City water officials bristle at criticism over handling pressure woes during last year’s Tubbs fire
Santa Rosa water officials pushed back Friday on the suggestion their efforts to quickly restore water pressure to the fire-ravaged, hilly Fountaingrove neighborhood a year ago were anything less than heroic.
An outside consultant’s ?90-page report commissioned to assess the performance of the city’s water system said it was designed well and capable in most circumstances of providing plenty of water for drinking and firefighting. However, it was overwhelmed when the Tubbs fire decimated the neighborhood and other areas of the city in the early morning hours of Oct. 9.
Nonetheless, earlier this week the former water department director said workers should have moved more quickly to stop water lines from gushing water that severely limited the pressure.
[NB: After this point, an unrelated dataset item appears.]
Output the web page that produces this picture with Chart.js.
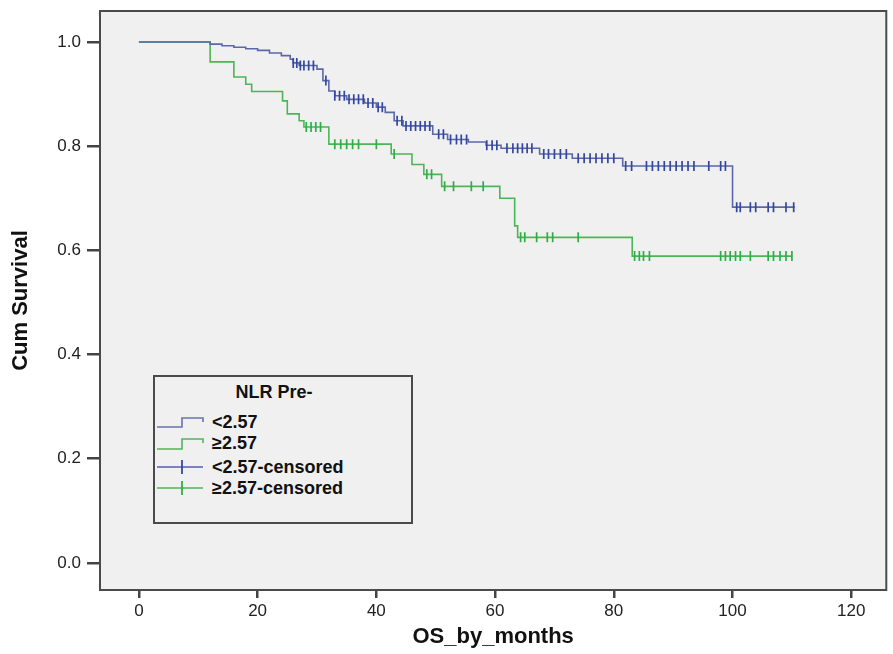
<!DOCTYPE html>
<html><head><meta charset="utf-8">
<script src="https://cdn.jsdelivr.net/npm/chart.js@4.4.0/dist/chart.umd.min.js"></script>
<style>
html,body{margin:0;padding:0;background:#fff;}
#wrap{position:relative;width:893px;height:654px;overflow:hidden;}
#c{position:absolute;left:0;top:0;}
#legend{position:absolute;left:153px;top:375px;width:256px;height:145px;border:2px solid #4a4a4a;background:#f0f0f0;font-family:"Liberation Sans",Arial,sans-serif;font-weight:bold;color:#111;font-size:18px;}
#legend .t{position:absolute;left:0;width:238px;text-align:center;top:4px;line-height:22px;}
#legend .r{position:absolute;left:57px;line-height:22px;white-space:nowrap;}
#legend svg{position:absolute;left:0;top:0;}
</style></head>
<body>
<div id="wrap">
<canvas id="c" width="893" height="654"></canvas>
<div id="legend">
  <svg width="60" height="140">
    <polyline points="2,50 27,50 27,41 48,41 48,45" fill="none" stroke="#6674b0" stroke-width="1.6"/>
    <polyline points="2,72 27,72 27,62 48,62 48,66" fill="none" stroke="#4fb757" stroke-width="1.6"/>
    <line x1="2" y1="90" x2="48" y2="90" stroke="#5060aa" stroke-width="1.4"/>
    <line x1="27" y1="83" x2="27" y2="97" stroke="#3347a0" stroke-width="1.8"/>
    <line x1="2" y1="111" x2="48" y2="111" stroke="#4fb757" stroke-width="1.4"/>
    <line x1="27" y1="104" x2="27" y2="118" stroke="#2fae45" stroke-width="1.8"/>
  </svg>
  <div class="t">NLR Pre-</div>
  <div class="r" style="top:34px">&lt;2.57</div>
  <div class="r" style="top:55px">≥2.57</div>
  <div class="r" style="top:79px">&lt;2.57-censored</div>
  <div class="r" style="top:100px">≥2.57-censored</div>
</div>
</div>
<script>
// ---- data (months, cumulative survival) ----
const xTicks = [0, 20, 40, 60, 80, 100, 120];
const yTicks = [0.0, 0.2, 0.4, 0.6, 0.8, 1.0];

const blueTimes = [0, 12, 14, 16, 18, 20, 22, 24, 25.5, 26, 27, 30, 31, 32, 33, 35, 38, 40, 41.5, 43, 44.5, 49.5, 52, 55.5, 58.5, 61, 67.5, 73, 81.5, 100, 110.5];
const blueSurv  = [1.0, 0.996, 0.993, 0.99, 0.987, 0.984, 0.979, 0.974, 0.967, 0.96, 0.955, 0.948, 0.926, 0.906, 0.897, 0.89, 0.883, 0.875, 0.865, 0.849, 0.839, 0.823, 0.813, 0.808, 0.802, 0.796, 0.785, 0.777, 0.762, 0.683, 0.683];
const blueCensored = [26, 26.6, 27.2, 27.8, 28.6, 29.4, 31.5, 33, 33.8, 34.6, 35.4, 36.2, 37, 37.8, 38.6, 39.4, 40.3, 41, 43.5, 44.3, 45, 45.8, 46.6, 47.4, 48.2, 49, 50.5, 51.3, 52.5, 53.5, 54.3, 55.2, 58.6, 59.5, 60.3, 62, 63, 63.8, 64.6, 65.4, 66.2, 68.2, 69, 70, 71, 72, 74, 75, 76, 77, 78, 79, 80, 82, 83, 85.5, 86.5, 87.5, 88.5, 89.5, 90.5, 91.5, 92.5, 93.5, 96, 98, 98.8, 100.7, 101.3, 103, 103.9, 106, 106.9, 109, 110.3];

const greenTimes = [0, 12, 16, 18, 19, 24.2, 25, 27, 27.8, 32, 42.5, 46, 48, 51, 60.8, 63.3, 63.8, 83.1, 110];
const greenSurv  = [1.0, 0.962, 0.933, 0.919, 0.905, 0.887, 0.862, 0.849, 0.837, 0.804, 0.785, 0.765, 0.746, 0.723, 0.70, 0.647, 0.625, 0.589, 0.589];
const greenCensored = [28.2, 29, 29.8, 30.6, 33, 34, 35, 36, 37, 40, 43, 48.5, 49.3, 51.5, 53, 56, 58, 64.3, 65, 67, 68.8, 69.7, 74, 83.5, 84.3, 85, 86, 98, 98.8, 99.6, 100.5, 101.3, 103, 106, 106.9, 108, 109, 110];

// survival at time t from a step curve
function survAt(times, surv, t){ let s = surv[0]; for(let i=0;i<times.length;i++){ if(times[i] <= t) s = surv[i]; } return s; }
const pts = (T,S) => T.map((t,i)=>({x:t, y:S[i]}));
const cens = (C,T,S) => C.map(t=>({x:t, y:survAt(T,S,t)}));

const plotFrame = {
  id:'plotFrame',
  beforeDatasetsDraw(chart){
    const {ctx, chartArea:a} = chart;
    ctx.save(); ctx.fillStyle = '#f0f0f0';
    ctx.fillRect(a.left, a.top, a.right-a.left, a.bottom-a.top); ctx.restore();
  },
  afterDraw(chart){
    const {ctx, chartArea:a} = chart;
    ctx.save(); ctx.strokeStyle = '#4a4a4a'; ctx.lineWidth = 2;
    ctx.strokeRect(a.left, a.top, a.right-a.left, a.bottom-a.top); ctx.restore();
  }
};

Chart.defaults.font.family = '"Liberation Sans", Arial, sans-serif';

new Chart(document.getElementById('c'), {
  type: 'scatter',
  data: { datasets: [
    { label:'<2.57', data: pts(blueTimes, blueSurv), showLine:true, stepped:'before', borderColor:'#5a68aa', borderWidth:1.6, pointRadius:0, order:2 },
    { label:'≥2.57', data: pts(greenTimes, greenSurv), showLine:true, stepped:'before', borderColor:'#4cb555', borderWidth:1.6, pointRadius:0, order:3 },
    { label:'<2.57-censored', data: cens(blueCensored, blueTimes, blueSurv), showLine:false, pointStyle:'line', rotation:90, pointRadius:5, borderColor:'#3347a0', borderWidth:1.7, order:0 },
    { label:'≥2.57-censored', data: cens(greenCensored, greenTimes, greenSurv), showLine:false, pointStyle:'line', rotation:90, pointRadius:5, borderColor:'#2fae45', borderWidth:1.7, order:1 }
  ]},
  options: {
    responsive:false, animation:false, devicePixelRatio:1,
    layout:{ padding:{ left:0, right:5, top:11, bottom:0 } },
    plugins:{ legend:{display:false}, tooltip:{enabled:false} },
    scales:{
      x:{ type:'linear', min:-6.55, max:125.9,
        afterBuildTicks: s => { s.ticks = xTicks.map(v=>({value:v})); },
        afterFit: s => { s.height = 64; s.paddingLeft = 0; s.paddingRight = 0; },
        ticks:{ font:{size:17}, color:'#222', padding:3, autoSkip:false, maxRotation:0 },
        grid:{ drawOnChartArea:false, drawTicks:true, tickLength:8, tickColor:'#444', lineWidth:2.5 },
        border:{ display:false },
        title:{ display:true, text:'OS_by_months', color:'#111', font:{size:22, weight:'bold'}, padding:{top:0, bottom:4} }
      },
      y:{ type:'linear', min:-0.052, max:1.0596,
        afterBuildTicks: s => { s.ticks = yTicks.map(v=>({value:v})); },
        afterFit: s => { s.width = 100; s.paddingTop = 0; s.paddingBottom = 0; },
        ticks:{ font:{size:17}, color:'#222', padding:6, callback: v => v.toFixed(1) },
        grid:{ drawOnChartArea:false, drawTicks:true, tickLength:13, tickColor:'#444', lineWidth:2.5 },
        border:{ display:false },
        title:{ display:true, text:'Cum Survival', color:'#111', font:{size:22, weight:'bold'}, padding:{top:8, bottom:0} }
      }
    }
  },
  plugins:[plotFrame]
});
</script>
</body></html>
The report, presented to the City Council Friday, concluded nothing could have kept water pressure strong enough to battle the ferocious blaze that destroyed 3,100 homes and businesses in the city in a matter of hours, and no structures were built with automatic shut-off valves.
“There were 3,000 properties where the water was turned all the way on because there wasn’t anything to stop it,” Mayor Chris Coursey said.
The report recommended the city explore a number of possible system upgrades, including finding ways to remotely shut off water lines, which poured a high volume of water into the streets in the hours and days after the historic fire swept through the city.
Many of the 10 massive water tanks serving Fountaingrove - one of which was empty and another of which was on limited duty because of seismic concerns - were drained completely on Oct. 9, about three hours after the fire started in Calistoga.
Fire Chief Tony Gossner said the early hours of the firefighting were so focused on evacuations, that the low water pressure had little effect on the efforts.
“When a fire comes into a city like this, it’s get people out of the way and deal with the fire as an afterthought,” Gosser said.
Later, water tenders were brought in to provide ?firefighters water to try to battle individual fires, but by then the damage was done and the pressure drop was insurmountable, he said.
City water officials were able to turn off enough open service lines - some of which supplied water to large commercial buildings that burned to the ground - and restore water pumping capacity that allowed many tanks to began refilling on Oct. 11.
The water officials, meanwhile, strongly rebuked the critique this week by previous water department director, Joe Romano, that workers hadn’t immediately gone into the burn zone to turn off gushing water lines and they needed to “add a little urgency to their efforts.”
“The reality and facts are completely opposite of that suggestion,” Santa Rosa Water Director Ben Horenstein said.
He said the efforts of department staff, some of whom reported to work after being evacuated or after their own homes burned, were “heroic.”
They went into the area “through the flames, through the smoke and did everything humanly possible - and even beyond that - to bring the (water) system back up,” he said.
In one instance, the consultant’s report recounts how employees raced into the Fountaingrove area, after the power went out around 1 a.m., to hook up a portable generator to keep the water pumps running before they were overwhelmed by smoke and workers had to retreat an hour later.
“Prior to this incident, I had not thought of the water department as a first responder,” Council member Julie Combs said. “I really want to thank the brave souls who kept a pumping station going for an extra hour. That moves me.”
According to the report, Santa Rosa’s water department workers were limited in their ability to enter the area of the fire to turn off water services manually because of the danger of going without fire department escorts. And those escorts were committed elsewhere as the blaze raged in Sonoma County.
“We were not going to put people back in harm’s way,” City Manager Sean McGlynn said.
The city hired Kansas-?based global engineering consulting firm Black & Veatch in January to perform the analysis of the water system performance during the fire and ways it could be improved. The contract is for up to $98,000.
For the first time, city officials acknowledged Friday that legal concerns also were the reason for the water system inquiry.
Santa Rosa City Attorney Sue Gallagher confirmed the analysis and report were commissioned by the city’s legal department in an effort to assess the city’s exposure to potential litigation stemming from the damage to the water system.